### Exercise directions
Skip the pictures and quote all of the lines exactly.

-- Start Data block --

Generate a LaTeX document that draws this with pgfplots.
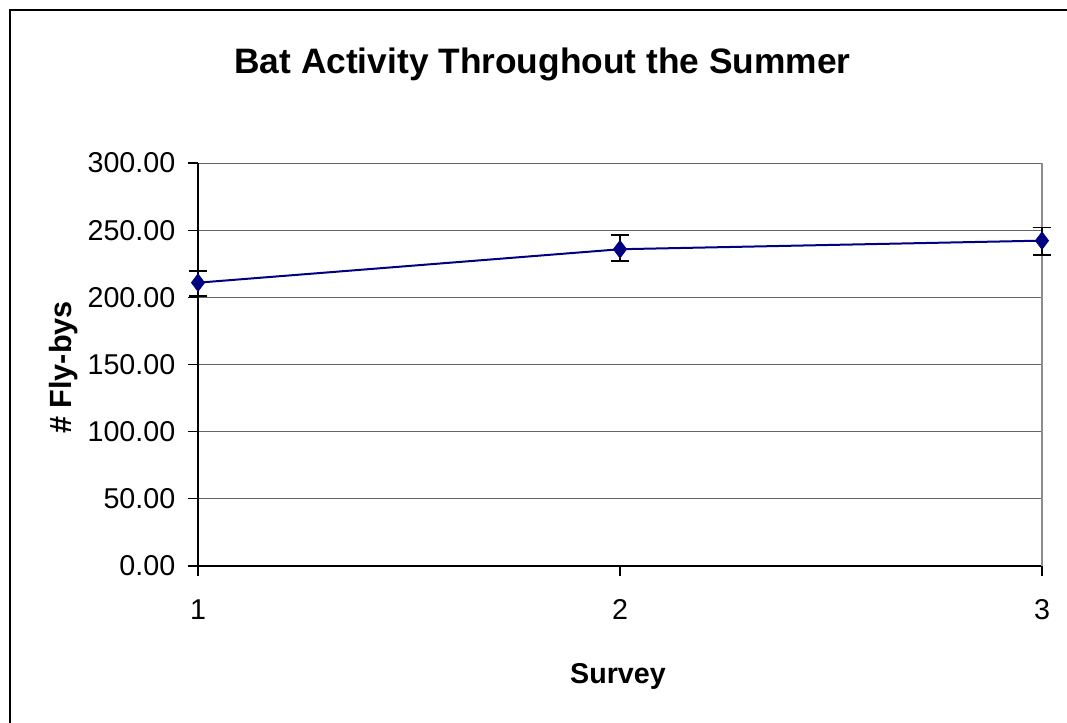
\documentclass[border=0pt]{standalone}
\usepackage{fontspec}
\setmainfont{Liberation Sans}
\usepackage{pgfplots}
\pgfplotsset{compat=1.18}
\definecolor{navy}{RGB}{0,0,128}
\definecolor{gridgray}{RGB}{100,100,100}
\definecolor{bordergray}{RGB}{140,140,140}
\begin{document}
\begin{tikzpicture}
\useasboundingbox (-148.5pt,-117.75pt) rectangle (651.75pt,424.5pt);
\draw[line width=1pt] (-141pt,-117.75pt) -- (-141pt,417pt) -- (651.75pt,417pt);
\begin{axis}[
  at={(0pt,0pt)}, anchor=south west,
  scale only axis, width=633pt, height=302.25pt,
  xmin=1, xmax=3, ymin=0, ymax=300,
  xtick={1,2,3}, ytick={0,50,...,300},
  axis x line*=bottom, axis y line*=left,
  ymajorgrids, grid style={gridgray, line width=0.7pt},
  tick align=outside, major tick length=7.5pt,
  tick style={black, line width=0.8pt},
  axis line style={black, line width=1pt},
  tick label style={font=\fontsize{21.5}{25}\selectfont},
  /pgf/number format/assume math mode=true,
  yticklabel={\pgfmathprintnumber[fixed,fixed zerofill,precision=2]{\tick}},
  xticklabel={\pgfmathprintnumber[fixed,precision=0]{\tick}},
  yticklabel style={xshift=-6pt},
  xticklabel style={yshift=-14pt},
  clip=false,
]
\draw[bordergray, line width=1.2pt] (rel axis cs:1,0) -- (rel axis cs:1,1);
\addplot[navy, line width=1.5pt, mark=diamond*, mark size=6.6pt,
  mark options={solid, fill=navy, line width=0.5pt},
  error bars/.cd, y dir=both, y explicit,
  error bar style={black, line width=1.3pt},
  error mark options={black, mark size=7pt, line width=1.3pt, rotate=90}]
  coordinates {
  (1,210.9) += (0,8.7) -= (0,9.9)
  (2,235.8) += (0,10.6) -= (0,8.5)
  (3,242.2) += (0,9.7) -= (0,10.9)
  };
\end{axis}
\node[font=\bfseries\fontsize{26.5}{30}\selectfont, anchor=base] at (258.4pt,369pt) {Bat Activity Throughout the Summer};
\node[font=\bfseries\fontsize{23}{27}\selectfont, anchor=base, rotate=90] at (-94.5pt,148.9pt) {\# Fly-bys};
\node[font=\bfseries\fontsize{21.5}{25}\selectfont, anchor=base] at (315pt,-88.5pt) {Survey};
\end{tikzpicture}
\end{document}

-- End Data block --

### Correct answer
Generate a LaTeX document that draws this with pgfplots.
\documentclass[border=0pt]{standalone}
\usepackage{fontspec}
\setmainfont{Liberation Sans}
\usepackage{pgfplots}
\pgfplotsset{compat=1.18}
\definecolor{navy}{RGB}{0,0,128}
\definecolor{gridgray}{RGB}{100,100,100}
\definecolor{bordergray}{RGB}{140,140,140}
\begin{document}
\begin{tikzpicture}
\useasboundingbox (-148.5pt,-117.75pt) rectangle (651.75pt,424.5pt);
\draw[line width=1pt] (-141pt,-117.75pt) -- (-141pt,417pt) -- (651.75pt,417pt);
\begin{axis}[
  at={(0pt,0pt)}, anchor=south west,
  scale only axis, width=633pt, height=302.25pt,
  xmin=1, xmax=3, ymin=0, ymax=300,
  xtick={1,2,3}, ytick={0,50,...,300},
  axis x line*=bottom, axis y line*=left,
  ymajorgrids, grid style={gridgray, line width=0.7pt},
  tick align=outside, major tick length=7.5pt,
  tick style={black, line width=0.8pt},
  axis line style={black, line width=1pt},
  tick label style={font=\fontsize{21.5}{25}\selectfont},
  /pgf/number format/assume math mode=true,
  yticklabel={\pgfmathprintnumber[fixed,fixed zerofill,precision=2]{\tick}},
  xticklabel={\pgfmathprintnumber[fixed,precision=0]{\tick}},
  yticklabel style={xshift=-6pt},
  xticklabel style={yshift=-14pt},
  clip=false,
]
\draw[bordergray, line width=1.2pt] (rel axis cs:1,0) -- (rel axis cs:1,1);
\addplot[navy, line width=1.5pt, mark=diamond*, mark size=6.6pt,
  mark options={solid, fill=navy, line width=0.5pt},
  error bars/.cd, y dir=both, y explicit,
  error bar style={black, line width=1.3pt},
  error mark options={black, mark size=7pt, line width=1.3pt, rotate=90}]
  coordinates {
  (1,210.9) += (0,8.7) -= (0,9.9)
  (2,235.8) += (0,10.6) -= (0,8.5)
  (3,242.2) += (0,9.7) -= (0,10.9)
  };
\end{axis}
\node[font=\bfseries\fontsize{26.5}{30}\selectfont, anchor=base] at (258.4pt,369pt) {Bat Activity Throughout the Summer};
\node[font=\bfseries\fontsize{23}{27}\selectfont, anchor=base, rotate=90] at (-94.5pt,148.9pt) {\# Fly-bys};
\node[font=\bfseries\fontsize{21.5}{25}\selectfont, anchor=base] at (315pt,-88.5pt) {Survey};
\end{tikzpicture}
\end{document}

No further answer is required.